Gillani, a 58-year-old father-of-five, was nominated by Bhutto's Pakistan People's Party (PPP) on Saturday night to be the crisis-hit country's next prime minister after a month of torturous deliberations. Gillani only emerged as the frontrunner last week, but was helped by his closeness to Bhutto's widower Asif Ali Zardari, who was in jail at the same time as him under the regime of President Pervez Musharraf.
Party insiders and friends said he was from a less elitist background than other PPP figures and would likely be a safe pair of hands in a looming showdown between Musharraf and a hostile incoming government.
Close friend Khawaja Adnan, who was in Rawalpindi's harsh Adiala Jail at the same time as Gillani, said that despite his time behind bars he would not necessarily hold a grudge against Musharraf. "Yousuf Raza Gillani is a non-vindictive politician who firmly believes in the superiority of the party," Adnan told AFP.
"He is a passionate Pakistani and he has suffered for the restoration of democracy in the country. He is a very humble man," Adnan added. The question remains however whether Gillani is just a seat-warmer for Zardari, who was not eligible to be premier because he is not an MP, but who may decide to fight a by-election in May and take over the post.
Political analyst and newspaper columnist Shafqat Mahmood said Gillani was an experienced politician who would abide by Zardari's wishes. "He has won his political spurs by spending more than five years in jail during Musharraf's dictatorship," Mahmood told AFP.
"He will be the kind of figure who will be acceptable to most people because he is a soft person.
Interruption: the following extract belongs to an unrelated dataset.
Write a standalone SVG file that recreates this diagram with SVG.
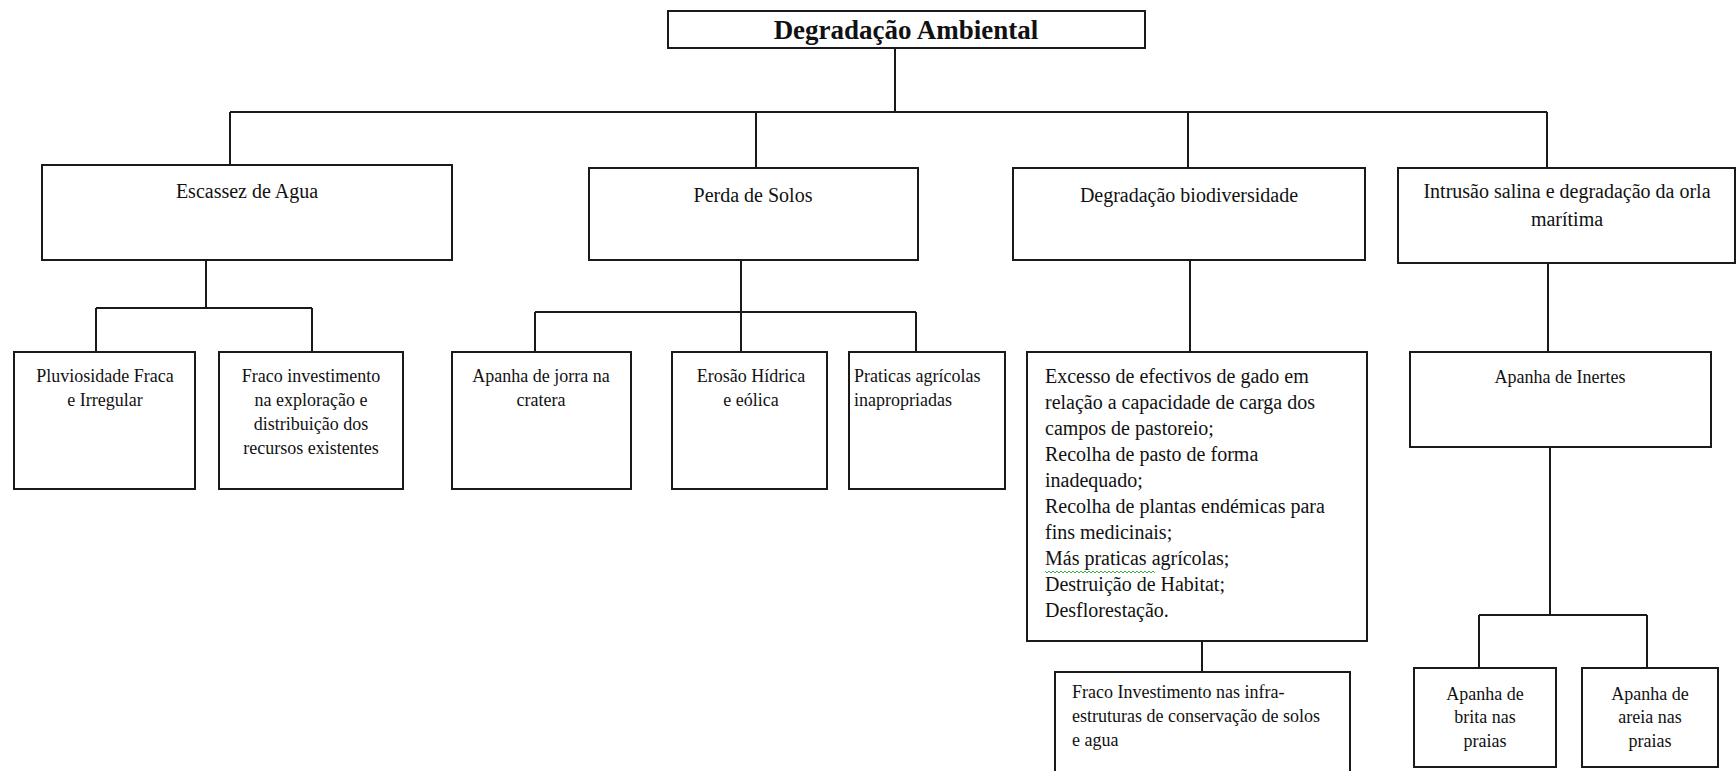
<svg xmlns="http://www.w3.org/2000/svg" width="1736" height="771" viewBox="0 0 1736 771">
<style>
.box{fill:#fff;stroke:#1a1a1a;stroke-width:2}
.ln{fill:none;stroke:#1a1a1a;stroke-width:2}
text{font-family:"Liberation Serif","Times New Roman",serif;fill:#111}
.t20{font-size:20px}
.t18{font-size:18px}
.c{text-anchor:middle}
.title{font-size:27px;font-weight:bold}
</style>
<rect width="1736" height="771" fill="#fff"/>
<g id="connectors">
<path class="ln" d="M895,48V112M230,112H1547M230,112V165M756,112V168M1188,112V168M1547,112V168"/>
<path class="ln" d="M206,260V308M96,308H312M96,308V352M312,308V352"/>
<path class="ln" d="M741,260V312M535,312H916M535,312V352M741,312V352M916,312V352"/>
<path class="ln" d="M1190,260V352M1202,641V672"/>
<path class="ln" d="M1548,263V352M1550,447V615M1479,615H1647M1479,615V668M1647,615V668"/>
</g>
<g id="n-title"><rect class="box" x="668" y="11" width="477" height="37"/><text class="title c" x="906" y="39">Degradação Ambiental</text></g>
<g id="n-escassez"><rect class="box" x="42" y="165" width="410" height="95"/><text class="t20 c" x="247" y="198">Escassez de Agua</text></g>
<g id="n-perda"><rect class="box" x="589" y="168" width="329" height="92"/><text class="t20 c" x="753" y="202">Perda de Solos</text></g>
<g id="n-bio"><rect class="box" x="1013" y="168" width="352" height="92"/><text class="t20 c" x="1189" y="202">Degradação biodiversidade</text></g>
<g id="n-intrusao"><rect class="box" x="1398" y="168" width="337" height="95"/><text class="t20 c" x="1567" y="198">Intrusão salina e degradação da orla</text><text class="t20 c" x="1567" y="226">marítima</text></g>
<g id="n-pluv"><rect class="box" x="14" y="352" width="181" height="137"/><text class="t18 c" x="105" y="382">Pluviosidade Fraca</text><text class="t18 c" x="105" y="406">e Irregular</text></g>
<g id="n-fracoinv"><rect class="box" x="219" y="352" width="184" height="137"/><text class="t18 c" x="311" y="382">Fraco investimento</text><text class="t18 c" x="311" y="406">na exploração e</text><text class="t18 c" x="311" y="430">distribuição dos</text><text class="t18 c" x="311" y="454">recursos existentes</text></g>
<g id="n-jorra"><rect class="box" x="452" y="352" width="179" height="137"/><text class="t18 c" x="541" y="382">Apanha de jorra na</text><text class="t18 c" x="541" y="406">cratera</text></g>
<g id="n-erosao"><rect class="box" x="672" y="352" width="155" height="137"/><text class="t18 c" x="751" y="382">Erosão Hídrica</text><text class="t18 c" x="751" y="406">e eólica</text></g>
<g id="n-praticas"><rect class="box" x="849" y="352" width="156" height="137"/><text class="t18" x="854" y="382">Praticas agrícolas</text><text class="t18" x="854" y="406">inapropriadas</text></g>
<g id="n-excesso"><rect class="box" x="1027" y="352" width="340" height="289"/>
<text class="t20" x="1045" y="383">Excesso de efectivos de gado em</text>
<text class="t20" x="1045" y="409">relação a capacidade de carga dos</text>
<text class="t20" x="1045" y="435">campos de pastoreio;</text>
<text class="t20" x="1045" y="461">Recolha de pasto de forma</text>
<text class="t20" x="1045" y="487">inadequado;</text>
<text class="t20" x="1045" y="513">Recolha de plantas endémicas para</text>
<text class="t20" x="1045" y="539">fins medicinais;</text>
<text class="t20" x="1045" y="565">Más praticas agrícolas;</text>
<text class="t20" x="1045" y="591">Destruição de Habitat;</text>
<text class="t20" x="1045" y="617">Desflorestação.</text>
<path d="M1045,571l2,2l2,-2l2,2l2,-2l2,2l2,-2l2,2l2,-2l2,2l2,-2l2,2l2,-2l2,2l2,-2l2,2l2,-2l2,2l2,-2l2,2l2,-2l2,2l2,-2l2,2l2,-2l2,2l2,-2l2,2l2,-2l2,2l2,-2l2,2l2,-2l2,2l2,-2l2,2l2,-2l2,2l2,-2l2,2l2,-2l2,2l2,-2l2,2l2,-2l2,2l2,-2l2,2l2,-2l2,2l2,-2l2,2l2,-2l2,2l2,-2l2,2" fill="none" stroke="#3cb043" stroke-width="1"/>
</g>
<g id="n-fracoinfra"><rect class="box" x="1055" y="672" width="295" height="110"/><text class="t18" x="1072" y="698">Fraco Investimento nas infra-</text><text class="t18" x="1072" y="722">estruturas de conservação de solos</text><text class="t18" x="1072" y="746">e agua</text></g>
<g id="n-inertes"><rect class="box" x="1410" y="352" width="301" height="95"/><text class="t18 c" x="1560" y="383">Apanha de Inertes</text></g>
<g id="n-brita"><rect class="box" x="1414" y="668" width="142" height="99"/><text class="t18 c" x="1485" y="700">Apanha de</text><text class="t18 c" x="1485" y="723">brita nas</text><text class="t18 c" x="1485" y="747">praias</text></g>
<g id="n-areia"><rect class="box" x="1582" y="668" width="136" height="99"/><text class="t18 c" x="1650" y="700">Apanha de</text><text class="t18 c" x="1650" y="723">areia nas</text><text class="t18 c" x="1650" y="747">praias</text></g>
</svg>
As far as the party unity is concerned, it will be in the domain of Mr Zardari." Gillani was born in 1950 into a family with a long heritage as guardians of Islamic shrines in the central city of Multan, known in Pakistan as the "City of Saints."
His father was an MP in the 1950s and had modest landholdings, but party officials said they were not in the same league as other PPP leaders including the Bhuttos and Gillani's main rival for the PM post, Makhdoom Amin Fahim.
He took a masters degree in journalism and entered politics in the 1980s, when he was part of a cabinet under the military dictator Zia-ul-Haq, who had Bhutto's father hanged in 1979.
But he quit the administration in 1988 to join the PPP, defeating future prime minister Nawaz Sharif in elections that year after Zia's death in a mysterious air crash.
Bhutto appointed Gillani as a minister for health and then for housing in her first government from 1988 to 1990. He was then speaker from 1993 to 1996 in Bhutto's second government. But after Musharraf grabbed power in a military coup in 1999 Gillani was targeted in an anti-corruption crackdown.
He was charged with granting 350 government jobs to people without following correct procedures and for excessive use of telephones and cars as speaker, and spent five years in jail.
The PPP said the charges against Gillani and other members including Zardari were politically motivated. All charges against holders of public office from that time were wiped out under an amnesty deal that allowed Bhutto to return from self-imposed exile in October last year.
Bhutto was assassinated in December, leaving a vacuum at the head of her party which Gillani has now been chosen to fill. Pakistan's parliament is now set to elect the premier on Monday, with Gillani a near certainty thanks to the majority the PPP and its coalition partners hold.
But one final hurdle remains - his only son is set to marry in the southern city of Karachi on the same day, leaving him facing a tough first day on the job.